Each topic is short, sweet and to the point, February 23, 2008
I'll admit that I'm a bit biased about Frank Klausz because I admire his abilities so much. From him (his DVDs), I've learned to hand cut dovetails, make pefectly fitting drawers without a tape measure and now with this CD, I have learned a great deal about hand tools.
I wasn't really a hand tool guy because I couldn't really get or keep them sharp. In Frank's direct method that doesn't mince words, he shows and explains how to do it. As a result, I've used his method and can now get chisels and handplanes sharp enough to push the hair off my arm without spending a great deal of time to do it. I also really liked his method of saw sharpening and so I bought a cheap one to try it out so that I wouldn't be out anything if I messed it up. I was able to turn an $18.00 dovetail saw into one that cuts as thinly and effortlessly as my friends saw that cost almost 10 times as much.
In short - he teaches you no-nonsense sharpening of chisels, hand planes and saws. Then, he gives you easy to understand practice methods of how to effectively use those tools. I got more out of this CD than I hoped and for less than $20, I picked up some great lifetime skills that have enhanced my woodworking.

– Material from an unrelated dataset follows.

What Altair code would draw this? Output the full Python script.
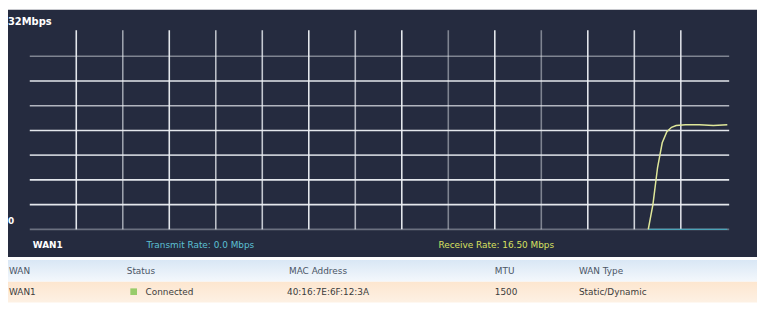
import altair as alt
import pandas as pd

# ---- data ----
time_s = [133, 134, 135, 136, 137, 138, 139, 141, 144, 147, 150]
receive_mbps = [0, 4, 10, 14, 15.8, 16.5, 16.8, 16.9, 16.9, 16.8, 16.9]
transmit_mbps = [0, 0, 0, 0, 0, 0, 0, 0, 0, 0, 0]

grid_t = [10, 20, 30, 40, 50, 60, 70, 80, 90, 100, 110, 120, 130, 140]
grid_t_alpha = [0.95, 0.6, 0.95, 0.75, 0.8, 0.95, 0.7, 0.95, 0.45, 0.95, 0.45, 0.95, 0.85, 0.9]
grid_v = [0, 4, 8, 12, 16, 20, 24, 28]
grid_v_alpha = [0.35, 0.95, 0.95, 0.8, 0.95, 0.7, 0.95, 0.45]

y_max_label = "32Mbps"
y_min_label = "0"
wan_label = "WAN1"
tx_label = "Transmit Rate: 0.0 Mbps"
rx_label = "Receive Rate: 16.50 Mbps"

headers = ["WAN", "Status", "MAC Address", "MTU", "WAN Type"]
row = ["WAN1", "Connected", "40:16:7E:6F:12:3A", "1500", "Static/Dynamic"]

# ---- layout ----
W, H = 757, 324
xs = alt.Scale(domain=[0, 150], range=[22, 727])
ys = alt.Scale(domain=[0, 32], range=[222, 22])

panel = alt.Chart(pd.DataFrame({"a": [0]})).mark_rect(color="#252b3f").encode(
    x=alt.value(0), x2=alt.value(W), y=alt.value(0), y2=alt.value(250))

hdr_bg = alt.Chart(pd.DataFrame({"a": [0]})).mark_rect(
    color=alt.LinearGradient(gradient="linear", x1=0, y1=0, x2=0, y2=1,
                             stops=[alt.GradientStop(color="#d9e7f5", offset=0),
                                    alt.GradientStop(color="#f4f8fc", offset=1)])
).encode(x=alt.value(0), x2=alt.value(W), y=alt.value(253), y2=alt.value(275))

row_bg = alt.Chart(pd.DataFrame({"a": [0]})).mark_rect(
    color=alt.LinearGradient(gradient="linear", x1=0, y1=0, x2=0, y2=1,
                             stops=[alt.GradientStop(color="#fde6cf", offset=0),
                                    alt.GradientStop(color="#fdf1e4", offset=1)])
).encode(x=alt.value(0), x2=alt.value(W), y=alt.value(275), y2=alt.value(296))

vgrid_df = pd.DataFrame({"t": grid_t, "a": grid_t_alpha, "v0": 0, "v1": 32.2})
vgrid = alt.Chart(vgrid_df).mark_rule(color="#eef1f6", strokeWidth=1.6).encode(
    x=alt.X("t:Q", scale=xs, axis=None),
    y=alt.Y("v0:Q", scale=ys, axis=None), y2="v1:Q",
    opacity=alt.Opacity("a:Q", scale=None))

hgrid_df = pd.DataFrame({"v": grid_v, "a": grid_v_alpha, "t0": 0, "t1": 150.4})
hgrid = alt.Chart(hgrid_df).mark_rule(color="#eef1f6", strokeWidth=1.6).encode(
    y=alt.Y("v:Q", scale=ys, axis=None),
    x=alt.X("t0:Q", scale=xs, axis=None), x2="t1:Q",
    opacity=alt.Opacity("a:Q", scale=None))

df = pd.DataFrame({"t": time_s, "rx": receive_mbps, "tx": transmit_mbps})
tx_line = alt.Chart(df).mark_line(color="#4aa3b8", strokeWidth=1.3).encode(
    x=alt.X("t:Q", scale=xs, axis=None), y=alt.Y("tx:Q", scale=ys, axis=None))
rx_line = alt.Chart(df).mark_line(color="#dfe79a", strokeWidth=1.5).encode(
    x=alt.X("t:Q", scale=xs, axis=None), y=alt.Y("rx:Q", scale=ys, axis=None))

def txt(s, x, y, color, size=10, weight="normal"):
    return alt.Chart(pd.DataFrame({"s": [s]})).mark_text(
        align="left", baseline="middle", color=color, fontSize=size,
        font="DejaVu Sans", fontWeight=weight).encode(
        x=alt.value(x), y=alt.value(y), text="s:N")

labels = [
    txt(y_max_label, 0, 12, "#ffffff", 10, "bold"),
    txt(y_min_label, 0, 214, "#ffffff", 9, "bold"),
    txt(wan_label, 25, 238, "#ffffff", 9, "bold"),
    txt(tx_label, 140, 238, "#5cc0d4", 9),
    txt(rx_label, 435, 238, "#d8e060", 9),
]

col_x = [1, 120, 284, 492, 577]
for h, cx in zip(headers, col_x):
    labels.append(txt(h, cx, 264, "#4a5566", 9))
row_x = [1, 139, 282, 492, 577]
for v, cx in zip(row, row_x):
    labels.append(txt(v, cx, 285, "#3c3c3c", 9))

icon = alt.Chart(pd.DataFrame({"a": [0]})).mark_point(
    shape="square", filled=True, color="#6cbf3c", size=45).encode(
    x=alt.value(127), y=alt.value(285))

chart = alt.layer(panel, hdr_bg, row_bg, hgrid, vgrid, tx_line, rx_line, icon, *labels).properties(
    width=W, height=H, padding=0, autosize=alt.AutoSizeParams(type="none"),
    background="#ffffff"
).configure_view(strokeWidth=0)

chart.save("out.html", embed_options={"renderer": "svg", "actions": False})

Edit as of 11/29/09: I have a Veritas dovetail saw and I discovered it takes a few more strokes to get through the wood lately. I finally built the nerve and did Franks sharpening technique on it. In trying it out, I quickly discovered that if you are cutting 5/8 pine, I need to be careful or it will get away from you and go way past the marking line. I'm no longer afraid to sharpen any dovetail saw. Thanks Frank!
Very good introduction on how to care for your hand tool., March 25, 2007
Of all the topics in woodworking, caring for hand tools is the one (at least for me) which is the harder to get by only reading books.
Sharpening in particular is a topic where everybody has its own method which gets very confusing.
Through this video, Frank Klausz will show you how to prepare chisels, planes and saw with no fuss.
I think the video would have benefit from having a little more closeup as well as maybe covering some extra tools such as card scrappers.